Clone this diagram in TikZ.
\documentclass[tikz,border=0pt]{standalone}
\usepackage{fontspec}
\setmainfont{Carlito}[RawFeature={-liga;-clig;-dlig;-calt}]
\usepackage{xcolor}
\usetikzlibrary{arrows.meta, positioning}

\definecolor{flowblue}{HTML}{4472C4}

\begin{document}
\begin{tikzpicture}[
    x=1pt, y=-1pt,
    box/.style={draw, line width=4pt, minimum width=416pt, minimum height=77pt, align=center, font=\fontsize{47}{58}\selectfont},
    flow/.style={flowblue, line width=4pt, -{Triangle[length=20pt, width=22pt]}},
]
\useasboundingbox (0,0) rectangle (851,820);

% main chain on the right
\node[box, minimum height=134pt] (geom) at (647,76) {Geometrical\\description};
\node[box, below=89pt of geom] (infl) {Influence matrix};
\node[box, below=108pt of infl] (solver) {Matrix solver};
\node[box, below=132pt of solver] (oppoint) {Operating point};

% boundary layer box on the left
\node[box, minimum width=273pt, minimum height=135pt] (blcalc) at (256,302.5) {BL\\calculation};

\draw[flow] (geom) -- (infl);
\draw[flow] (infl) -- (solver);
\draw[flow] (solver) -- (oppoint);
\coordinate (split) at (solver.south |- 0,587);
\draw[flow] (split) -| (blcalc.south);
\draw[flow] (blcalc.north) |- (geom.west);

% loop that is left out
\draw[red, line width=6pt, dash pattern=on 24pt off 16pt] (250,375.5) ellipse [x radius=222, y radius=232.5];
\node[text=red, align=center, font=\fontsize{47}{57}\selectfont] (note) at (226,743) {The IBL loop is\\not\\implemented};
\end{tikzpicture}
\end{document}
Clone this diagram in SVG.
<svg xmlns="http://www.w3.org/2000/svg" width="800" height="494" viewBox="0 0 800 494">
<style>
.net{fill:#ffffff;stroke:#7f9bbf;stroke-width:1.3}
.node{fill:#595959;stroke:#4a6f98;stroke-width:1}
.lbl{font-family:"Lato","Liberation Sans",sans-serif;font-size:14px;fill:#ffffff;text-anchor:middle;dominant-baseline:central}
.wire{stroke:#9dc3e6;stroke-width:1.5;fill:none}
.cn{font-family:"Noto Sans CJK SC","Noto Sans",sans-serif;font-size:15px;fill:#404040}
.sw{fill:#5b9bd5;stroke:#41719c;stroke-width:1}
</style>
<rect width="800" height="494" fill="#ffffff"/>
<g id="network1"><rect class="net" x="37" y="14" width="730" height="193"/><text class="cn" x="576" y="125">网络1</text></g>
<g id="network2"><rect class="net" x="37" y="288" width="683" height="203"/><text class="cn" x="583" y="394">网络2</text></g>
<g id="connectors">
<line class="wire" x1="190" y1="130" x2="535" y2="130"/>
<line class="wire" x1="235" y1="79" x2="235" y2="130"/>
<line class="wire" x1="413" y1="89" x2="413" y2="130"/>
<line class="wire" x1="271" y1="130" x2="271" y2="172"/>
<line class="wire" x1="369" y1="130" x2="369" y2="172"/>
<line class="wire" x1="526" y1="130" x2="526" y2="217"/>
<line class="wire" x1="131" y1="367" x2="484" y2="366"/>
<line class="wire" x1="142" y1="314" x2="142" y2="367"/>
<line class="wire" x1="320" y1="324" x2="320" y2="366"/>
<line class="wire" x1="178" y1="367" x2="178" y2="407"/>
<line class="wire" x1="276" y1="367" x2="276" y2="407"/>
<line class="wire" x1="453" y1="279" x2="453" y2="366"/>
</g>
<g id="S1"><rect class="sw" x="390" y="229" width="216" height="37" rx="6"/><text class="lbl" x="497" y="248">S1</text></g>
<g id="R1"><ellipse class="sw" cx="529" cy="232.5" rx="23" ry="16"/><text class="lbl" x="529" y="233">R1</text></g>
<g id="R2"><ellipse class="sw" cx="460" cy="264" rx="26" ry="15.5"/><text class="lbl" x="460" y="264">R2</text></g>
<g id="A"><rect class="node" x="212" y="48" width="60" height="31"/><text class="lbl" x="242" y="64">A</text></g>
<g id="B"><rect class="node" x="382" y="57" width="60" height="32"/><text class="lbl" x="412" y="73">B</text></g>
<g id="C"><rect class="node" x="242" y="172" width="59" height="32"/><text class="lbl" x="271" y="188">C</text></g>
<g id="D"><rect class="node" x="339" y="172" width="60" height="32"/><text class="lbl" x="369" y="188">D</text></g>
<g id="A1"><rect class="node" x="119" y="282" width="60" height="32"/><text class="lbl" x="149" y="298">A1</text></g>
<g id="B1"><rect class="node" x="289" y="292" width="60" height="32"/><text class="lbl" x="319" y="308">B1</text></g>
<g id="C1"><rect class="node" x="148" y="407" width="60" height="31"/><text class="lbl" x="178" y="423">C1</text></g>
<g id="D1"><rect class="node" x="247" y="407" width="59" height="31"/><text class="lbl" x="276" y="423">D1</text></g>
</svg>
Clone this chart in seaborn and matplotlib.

_____

**Task details:**
Write out every record verbatim.

**Response:**
Clone this diagram in TikZ.
\documentclass[tikz,border=0pt]{standalone}
\usepackage{fontspec}
\setmainfont{Carlito}[RawFeature={-liga;-clig;-dlig;-calt}]
\usepackage{xcolor}
\usetikzlibrary{arrows.meta, positioning}

\definecolor{flowblue}{HTML}{4472C4}

\begin{document}
\begin{tikzpicture}[
    x=1pt, y=-1pt,
    box/.style={draw, line width=4pt, minimum width=416pt, minimum height=77pt, align=center, font=\fontsize{47}{58}\selectfont},
    flow/.style={flowblue, line width=4pt, -{Triangle[length=20pt, width=22pt]}},
]
\useasboundingbox (0,0) rectangle (851,820);

% main chain on the right
\node[box, minimum height=134pt] (geom) at (647,76) {Geometrical\\description};
\node[box, below=89pt of geom] (infl) {Influence matrix};
\node[box, below=108pt of infl] (solver) {Matrix solver};
\node[box, below=132pt of solver] (oppoint) {Operating point};

% boundary layer box on the left
\node[box, minimum width=273pt, minimum height=135pt] (blcalc) at (256,302.5) {BL\\calculation};

\draw[flow] (geom) -- (infl);
\draw[flow] (infl) -- (solver);
\draw[flow] (solver) -- (oppoint);
\coordinate (split) at (solver.south |- 0,587);
\draw[flow] (split) -| (blcalc.south);
\draw[flow] (blcalc.north) |- (geom.west);

% loop that is left out
\draw[red, line width=6pt, dash pattern=on 24pt off 16pt] (250,375.5) ellipse [x radius=222, y radius=232.5];
\node[text=red, align=center, font=\fontsize{47}{57}\selectfont] (note) at (226,743) {The IBL loop is\\not\\implemented};
\end{tikzpicture}
\end{document}
Clone this diagram in SVG.
<svg xmlns="http://www.w3.org/2000/svg" width="800" height="494" viewBox="0 0 800 494">
<style>
.net{fill:#ffffff;stroke:#7f9bbf;stroke-width:1.3}
.node{fill:#595959;stroke:#4a6f98;stroke-width:1}
.lbl{font-family:"Lato","Liberation Sans",sans-serif;font-size:14px;fill:#ffffff;text-anchor:middle;dominant-baseline:central}
.wire{stroke:#9dc3e6;stroke-width:1.5;fill:none}
.cn{font-family:"Noto Sans CJK SC","Noto Sans",sans-serif;font-size:15px;fill:#404040}
.sw{fill:#5b9bd5;stroke:#41719c;stroke-width:1}
</style>
<rect width="800" height="494" fill="#ffffff"/>
<g id="network1"><rect class="net" x="37" y="14" width="730" height="193"/><text class="cn" x="576" y="125">网络1</text></g>
<g id="network2"><rect class="net" x="37" y="288" width="683" height="203"/><text class="cn" x="583" y="394">网络2</text></g>
<g id="connectors">
<line class="wire" x1="190" y1="130" x2="535" y2="130"/>
<line class="wire" x1="235" y1="79" x2="235" y2="130"/>
<line class="wire" x1="413" y1="89" x2="413" y2="130"/>
<line class="wire" x1="271" y1="130" x2="271" y2="172"/>
<line class="wire" x1="369" y1="130" x2="369" y2="172"/>
<line class="wire" x1="526" y1="130" x2="526" y2="217"/>
<line class="wire" x1="131" y1="367" x2="484" y2="366"/>
<line class="wire" x1="142" y1="314" x2="142" y2="367"/>
<line class="wire" x1="320" y1="324" x2="320" y2="366"/>
<line class="wire" x1="178" y1="367" x2="178" y2="407"/>
<line class="wire" x1="276" y1="367" x2="276" y2="407"/>
<line class="wire" x1="453" y1="279" x2="453" y2="366"/>
</g>
<g id="S1"><rect class="sw" x="390" y="229" width="216" height="37" rx="6"/><text class="lbl" x="497" y="248">S1</text></g>
<g id="R1"><ellipse class="sw" cx="529" cy="232.5" rx="23" ry="16"/><text class="lbl" x="529" y="233">R1</text></g>
<g id="R2"><ellipse class="sw" cx="460" cy="264" rx="26" ry="15.5"/><text class="lbl" x="460" y="264">R2</text></g>
<g id="A"><rect class="node" x="212" y="48" width="60" height="31"/><text class="lbl" x="242" y="64">A</text></g>
<g id="B"><rect class="node" x="382" y="57" width="60" height="32"/><text class="lbl" x="412" y="73">B</text></g>
<g id="C"><rect class="node" x="242" y="172" width="59" height="32"/><text class="lbl" x="271" y="188">C</text></g>
<g id="D"><rect class="node" x="339" y="172" width="60" height="32"/><text class="lbl" x="369" y="188">D</text></g>
<g id="A1"><rect class="node" x="119" y="282" width="60" height="32"/><text class="lbl" x="149" y="298">A1</text></g>
<g id="B1"><rect class="node" x="289" y="292" width="60" height="32"/><text class="lbl" x="319" y="308">B1</text></g>
<g id="C1"><rect class="node" x="148" y="407" width="60" height="31"/><text class="lbl" x="178" y="423">C1</text></g>
<g id="D1"><rect class="node" x="247" y="407" width="59" height="31"/><text class="lbl" x="276" y="423">D1</text></g>
</svg>
Clone this chart in seaborn and matplotlib.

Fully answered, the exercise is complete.